Da parte da máquina administrativa, os números são igualmente complexos: 15 autoridades de gestão relativas a cinco fundos - e só relativas aos Fundos da Coesão (FEDER, FC e FSE) estamos a falar de 130 organismos intermédios, quase 450 tipologias distintas, mas de 30 mil pedidos de pagamentos, e 1,5 milhões de documentos submetidos no âmbito das verificações de gestão.

É uma máquina pesada que pode ajudar a explicar por que é que continuam a existir uma derrapagem no cumprimento dos prazos previamente estabelecidos para a comunicação de resultados. O mais recente estudo efectuado pela Associação de Consultores de Investimento e Inovação de Portugal (ACONSULTIIP) encontrou desvios entre a data de decisão prevista e aquela em que ela ainda (não) foi comunicada.
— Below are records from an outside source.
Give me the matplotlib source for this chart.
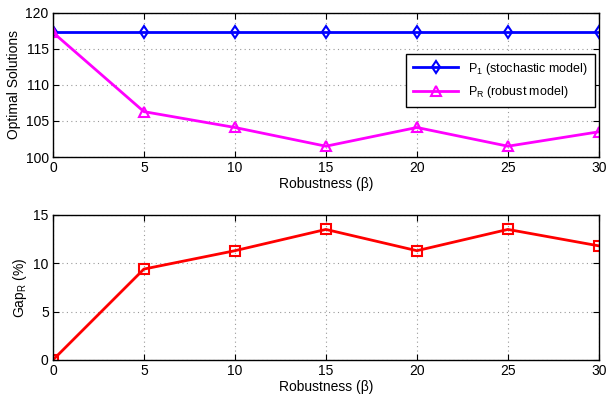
import numpy as np
import matplotlib
matplotlib.use('Agg')
import matplotlib.pyplot as plt

plt.rcParams['font.family'] = ['Liberation Sans', 'DejaVu Sans']
plt.rcParams['font.size'] = 10
plt.rcParams['mathtext.default'] = 'regular'

beta = [0, 5, 10, 15, 20, 25, 30]
p1 = [117.3, 117.3, 117.3, 117.3, 117.3, 117.3, 117.3]
pr = [117.3, 106.3, 104.1, 101.5, 104.1, 101.5, 103.5]
gap = [0, 9.4, 11.3, 13.5, 11.3, 13.5, 11.8]

fig = plt.figure(figsize=(6.08, 3.98), dpi=100)
ax1 = fig.add_axes([0.087, 0.6055, 0.898, 0.362])
ax2 = fig.add_axes([0.087, 0.0955, 0.898, 0.3645])

ax1.plot(beta, p1, '-d', color='blue', lw=2, ms=6, mfc='none', mew=1.5,
         label='P$_1$ (stochastic model)')
ax1.plot(beta, pr, '-^', color='magenta', lw=2, ms=7, mfc='none', mew=1.5,
         label='P$_R$ (robust model)')
ax1.set_ylim(100, 120)
ax1.set_yticks([100, 105, 110, 115, 120])
ax1.set_ylabel('Optimal Solutions', labelpad=3)
leg = ax1.legend(loc='upper right', bbox_to_anchor=(0.993, 0.715), borderaxespad=0,
                 fancybox=False, framealpha=1, edgecolor='black', borderpad=0.55,
                 handlelength=3.6, labelspacing=0.6, fontsize=9)
leg.get_frame().set_linewidth(1.0)

ax2.plot(beta, gap, '-s', color='red', lw=2, ms=6.5, mfc='none', mew=1.5)
ax2.set_ylim(0, 15)
ax2.set_yticks([0, 5, 10, 15])
ax2.set_ylabel('Gap$_R$ (%)', labelpad=3)

for ax in (ax1, ax2):
    ax.set_xlim(0, 30)
    ax.set_xticks(beta)
    ax.set_xlabel('Robustness (\u03b2)', labelpad=1)
    ax.grid(True, linestyle=(0, (1, 3)), color='#999999', lw=0.8)
    ax.tick_params(direction='in', top=True, right=True, length=4, pad=3)
    for s in ax.spines.values():
        s.set_linewidth(1.0)

fig.savefig('out.png', dpi=100)
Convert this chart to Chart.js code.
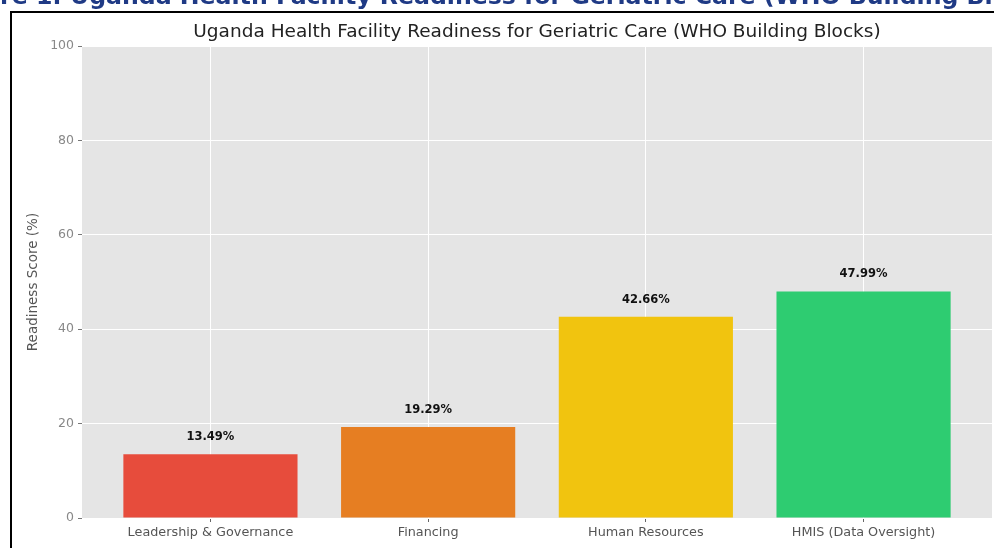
<!DOCTYPE html>
<html><head><meta charset="utf-8">
<script src="https://cdn.jsdelivr.net/npm/chart.js@4"></script>
<style>
html,body{margin:0;padding:0;background:#fff;width:994px;height:548px;overflow:hidden}
#wrap{position:relative;width:994px;height:548px}
#c{position:absolute;left:0;top:0}
#frame{position:absolute;left:10px;top:11px;width:1000px;height:600px;border-left:2px solid #000;border-top:2px solid #000;pointer-events:none}
</style></head>
<body><div id="wrap"><canvas id="c" width="994" height="548"></canvas><div id="frame"></div></div>
<script>
const categories = ["Leadership & Governance", "Financing", "Human Resources", "HMIS (Data Oversight)"];
const scores = [13.49, 19.29, 42.66, 47.99];
const barColors = ["#E74C3C", "#E67E22", "#F1C40F", "#2ECC71"];
const yTicks = [0, 20, 40, 60, 80, 100];
const chartTitle = "Uganda Health Facility Readiness for Geriatric Care (WHO Building Blocks)";
const caption = "Figure 1: Uganda Health Facility Readiness for Geriatric Care (WHO Building Blocks)";
const yLabel = "Readiness Score (%)";

Chart.defaults.font.family = "'DejaVu Sans', sans-serif";

const bgPlugin = {
  id: 'bg',
  beforeDraw(chart) {
    const a = chart.chartArea, ctx = chart.ctx;
    ctx.save();
    ctx.fillStyle = '#E5E5E5';
    ctx.fillRect(a.left, a.top, a.right - a.left, a.bottom - a.top);
    ctx.restore();
  }
};
const labelPlugin = {
  id: 'vals',
  afterDatasetsDraw(chart) {
    const ctx = chart.ctx;
    const meta = chart.getDatasetMeta(0);
    ctx.save();
    ctx.font = "bold 11.5px 'DejaVu Sans'";
    ctx.fillStyle = '#111';
    ctx.textAlign = 'center';
    ctx.textBaseline = 'middle';
    meta.data.forEach((el, i) => {
      ctx.fillText(scores[i].toFixed(2) + '%', el.x, el.y - 17);
    });
    ctx.restore();
  },
  afterDraw(chart) {
    const ctx = chart.ctx, a = chart.chartArea;
    ctx.save();
    // chart title centred over the plotting area
    ctx.font = "18.5px 'DejaVu Sans'";
    ctx.fillStyle = '#222';
    ctx.textAlign = 'center';
    ctx.textBaseline = 'middle';
    ctx.fillText(chartTitle, (a.left + a.right) / 2, 32);
    // cut-off document caption at the very top
    ctx.textAlign = 'left';
    ctx.font = "bold 20px 'DejaVu Sans'";
    const w = ctx.measureText("re 1: Uganda Health Facility Readiness for Geriatric Care (WHO Building B").width;
    const size = 20 * 985 / w;
    ctx.font = "bold " + size + "px 'DejaVu Sans'";
    const off = ctx.measureText("Figu").width;
    ctx.fillStyle = '#1f3a85';
    ctx.textBaseline = 'alphabetic';
    ctx.fillText(caption, -off, 4);
    ctx.restore();
  }
};

new Chart(document.getElementById('c'), {
  type: 'bar',
  data: {
    datasets: [{
      data: scores.map((v, i) => ({x: i, y: v})),
      backgroundColor: barColors,
      borderWidth: 0,
      barPercentage: 0.8,
      categoryPercentage: 1.0
    }]
  },
  options: {
    responsive: false,
    animation: false,
    devicePixelRatio: 1,
    layout: {padding: {top: 46, right: 2, bottom: 0, left: 0}},
    plugins: {
      legend: {display: false},
      tooltip: {enabled: false},
      title: {display: false}
    },
    scales: {
      x: {
        type: 'linear',
        min: -0.59, max: 3.59,
        offset: false,
        afterBuildTicks: s => { s.ticks = categories.map((_, i) => ({value: i})); },
        afterFit: s => { s.height = 30; },
        grid: {offset: false, color: '#fff', lineWidth: 1, tickColor: '#666', tickLength: 4},
        border: {display: false},
        ticks: {
          callback: v => categories[v],
          color: '#555', font: {size: 12.8}, padding: 3, maxRotation: 0, autoSkip: false
        }
      },
      y: {
        min: 0, max: 100,
        afterBuildTicks: s => { s.ticks = yTicks.map(v => ({value: v})); },
        afterFit: s => { s.width = 82; },
        grid: {color: '#fff', lineWidth: 1, tickColor: '#777', tickLength: 4},
        border: {display: false},
        ticks: {color: '#888', font: {size: 12.5}, padding: 4},
        title: {display: true, text: yLabel, color: '#555', font: {size: 13.5}, padding: {top: 25, bottom: 0}}
      }
    }
  },
  plugins: [bgPlugin, labelPlugin]
});
</script>
</body></html>
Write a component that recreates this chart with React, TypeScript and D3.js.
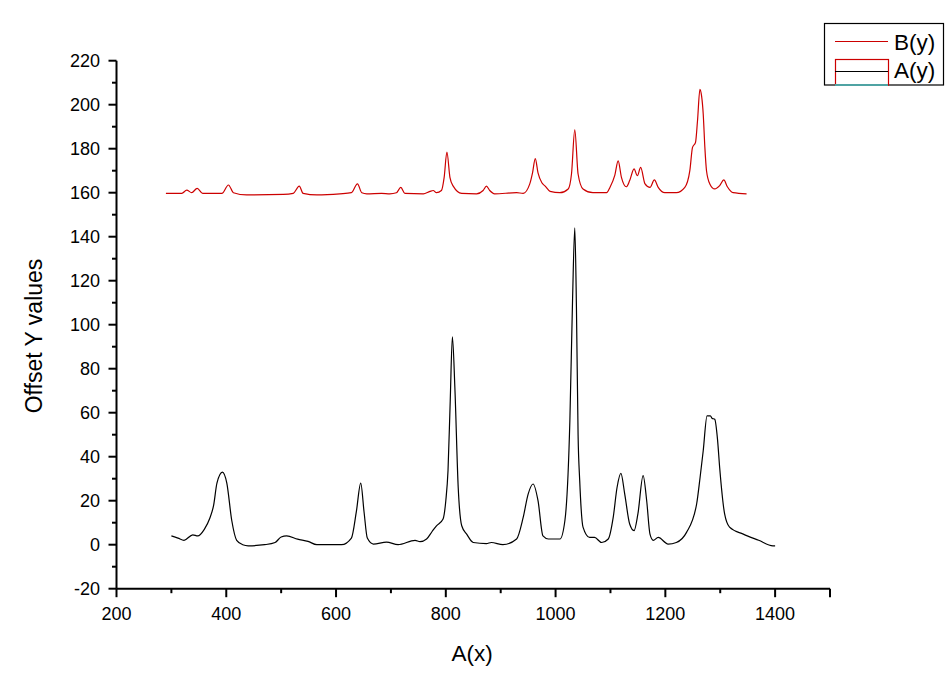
import React from "react";
import * as d3 from "d3";

const bX = [290,319,328,337,347,357,392,404,413,437,504,522,533,540,565,607,628,639,647,656,683,698,710,718,725.5,759,771,777,783,792,797,802,807.5,813.5,829,856,868,874,880,889,929,941,953,958,963,968,975,981,990,1008,1023,1029,1035,1041,1050,1068,1093,1099,1108,1114,1120,1129,1135,1143,1149,1155,1163,1172,1180,1187,1199,1220,1235.5,1244.6,1249.5,1255,1258.6,1263,1266,1269,1272,1275,1281,1290,1299,1306.5,1313,1323.5,1348];
const bY = [159.7,159.7,161.2,160,162,159.7,159.7,163.5,160,159,159.2,159.7,163,159.7,159,159.5,160,164,160,159.5,159.7,159.5,160,162.4,159.7,159.5,160.6,161,160,161,167,178.5,167,163,159.7,159.5,161,163,161,159.5,160,159.7,164,169,175.5,169,164.5,163,160.6,160,161.7,168.5,188.6,168.5,161.7,160,160,162.4,168,174.5,167,162.7,165.5,170.8,167.7,171.5,164,162.4,165.8,162.4,160,160,162.4,170,180.6,182.9,192.7,207,204,195.8,180.6,170,164,161.7,163.2,165.8,162.7,160,159.5];

const aX = [300,312,323,339,348,360,370,377,383,393,401,410,419,430,440,470,489,500,510,530,549,565,610,628,637,645,651,657,668,692,713,744,753,765,775,783,795,800,804,808,812,816.5,822.6,829,838,850,874,883,904,929,941,950,959,968,977,987,1008,1017,1026,1031,1035,1038,1041,1044,1050,1062,1071,1084,1096,1105,1112,1119,1126,1135,1143,1150,1159.5,1166,1172,1178,1187,1205,1220,1238.6,1257,1263,1269,1276,1282,1285,1290,1295,1299,1308,1317,1342,1370,1396,1400];
const aY = [4,3,2,4.5,4,7,12,18,28,33,28,11,2,0,-0.5,0,1,3.5,4,2.5,1.5,0,0,3,15,28,15,3,0.3,1.2,0,2,1.4,2.6,6,8.6,11.7,20,33.6,65,94.5,71.5,26,8.6,4.8,1,0.5,1,0,2.6,12.4,23,27.6,20,4,2.6,2.6,11,56,112,144,108,50,29,8,3.3,3.3,1,2.6,12.4,26,32.4,23,9.4,6.4,14,31.4,20,4.8,2,3.3,0.3,1,5.6,18.5,30,42.7,58.6,58.6,57.5,57,48,35,14,8,4.8,2,-0.5,-0.5];

const xTicks = [200,400,600,800,1000,1200,1400];
const yTicks = [-20,0,20,40,60,80,100,120,140,160,180,200,220];
const seriesNames = ["B(y)", "A(y)"];

const W = 952, H = 686;
const left = 116.5, right = 830, top = 60.7, bottom = 588.7;
const FONT = "'Liberation Sans', Arial, sans-serif";

export default function App() {
  const x = d3.scaleLinear().domain([200, 1500]).range([left, right]);
  const y = d3.scaleLinear().domain([-20, 220]).range([bottom, top]);
  const line = d3.line<[number, number]>().x(d => x(d[0])).y(d => y(d[1])).curve(d3.curveMonotoneX);
  const aPts = aX.map((v, i) => [v, aY[i]] as [number, number]);
  const bPts = bX.map((v, i) => [v, bY[i]] as [number, number]);
  const xMinor = d3.range(300, 1500, 200);
  const yMinor = d3.range(-10, 220, 20);

  return (
    <svg width={W} height={H} style={{ position: "absolute", left: 0, top: 0, background: "#fff" }} fontFamily={FONT}>
      <rect width={W} height={H} fill="#fff" />
      <line x1={left} x2={left} y1={top} y2={bottom} stroke="#000" strokeWidth={2} />
      <line x1={left} x2={right} y1={bottom} y2={bottom} stroke="#000" strokeWidth={2} />
      {yTicks.map(t => (
        <g key={"y" + t}>
          <line x1={left - 8} x2={left} y1={y(t)} y2={y(t)} stroke="#000" strokeWidth={2} />
          <text x={100} y={y(t)} dy="0.36em" textAnchor="end" fontSize={18}>{t}</text>
        </g>
      ))}
      {yMinor.map(t => (
        <line key={"ym" + t} x1={left - 4.5} x2={left} y1={y(t)} y2={y(t)} stroke="#000" strokeWidth={2} />
      ))}
      {xTicks.map(t => (
        <g key={"x" + t}>
          <line x1={x(t)} x2={x(t)} y1={bottom} y2={bottom + 8.5} stroke="#000" strokeWidth={2} />
          <text x={x(t)} y={620} textAnchor="middle" fontSize={18}>{t}</text>
        </g>
      ))}
      <line x1={right} x2={right} y1={bottom} y2={bottom + 8.5} stroke="#000" strokeWidth={2} />
      {xMinor.map(t => (
        <line key={"xm" + t} x1={x(t)} x2={x(t)} y1={bottom} y2={bottom + 4.5} stroke="#000" strokeWidth={2} />
      ))}
      <text x={472} y={661} textAnchor="middle" fontSize={22.5}>A(x)</text>
      <text transform="translate(42,336) rotate(-90)" textAnchor="middle" fontSize={23}>Offset Y values</text>
      <path d={line(bPts) || ""} fill="none" stroke="#cc0000" strokeWidth={1.2} />
      <path d={line(aPts) || ""} fill="none" stroke="#000" strokeWidth={1.2} />
      <rect x={824.5} y={23.5} width={119} height={61.5} fill="#fff" stroke="#000" strokeWidth={1.2} />
      <line x1={835} x2={888} y1={41.5} y2={41.5} stroke="#cc0000" strokeWidth={1.2} />
      <text x={894} y={50} fontSize={22.5}>{seriesNames[0]}</text>
      <rect x={835.5} y={59.5} width={53} height={25.5} fill="none" stroke="#cc0000" strokeWidth={1.2} />
      <line x1={835} x2={888} y1={71.5} y2={71.5} stroke="#000" strokeWidth={1.2} />
      <line x1={835} x2={888} y1={85} y2={85} stroke="#33cccc" strokeWidth={1.5} />
      <text x={894} y={78} fontSize={22.5}>{seriesNames[1]}</text>
    </svg>
  );
}
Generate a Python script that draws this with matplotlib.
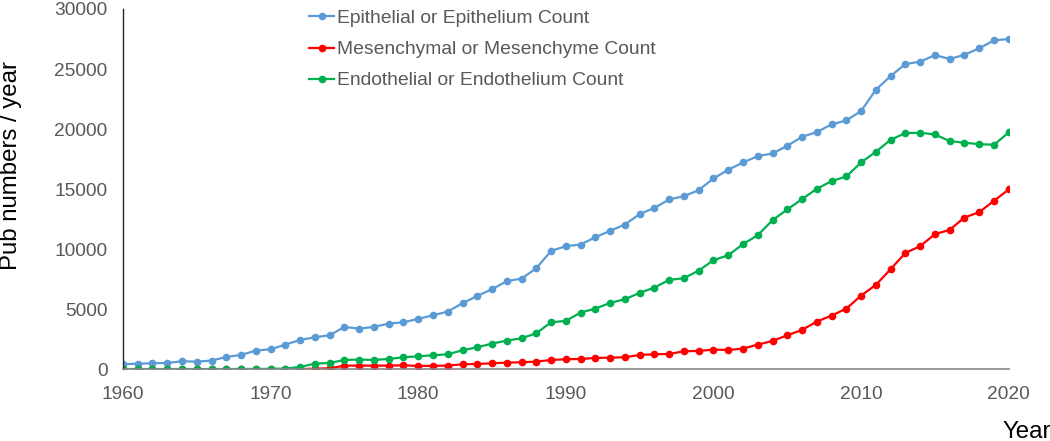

As derrapagens de prazo chegam aos 245%. É o caso do aviso aberto em Lisboa em Janeiro de 2017 pelo POISE (Programa Operacional de Inclusão Social e Emprego) para "promover a sustentabilidade e a qualidade de emprego e apoiar a mobilidade dos trabalhadores": a data prevista para as decisões estava prevista para o dia 10 de Maio de 2017. Mas até agora ainda não foram conhecidas. Para já, estas medidas que vão ser anunciadas pelo Governo terão impacto sobretudo no processo de acompanhamento dos projectos e não tanto na fase de apreciação das candidaturas.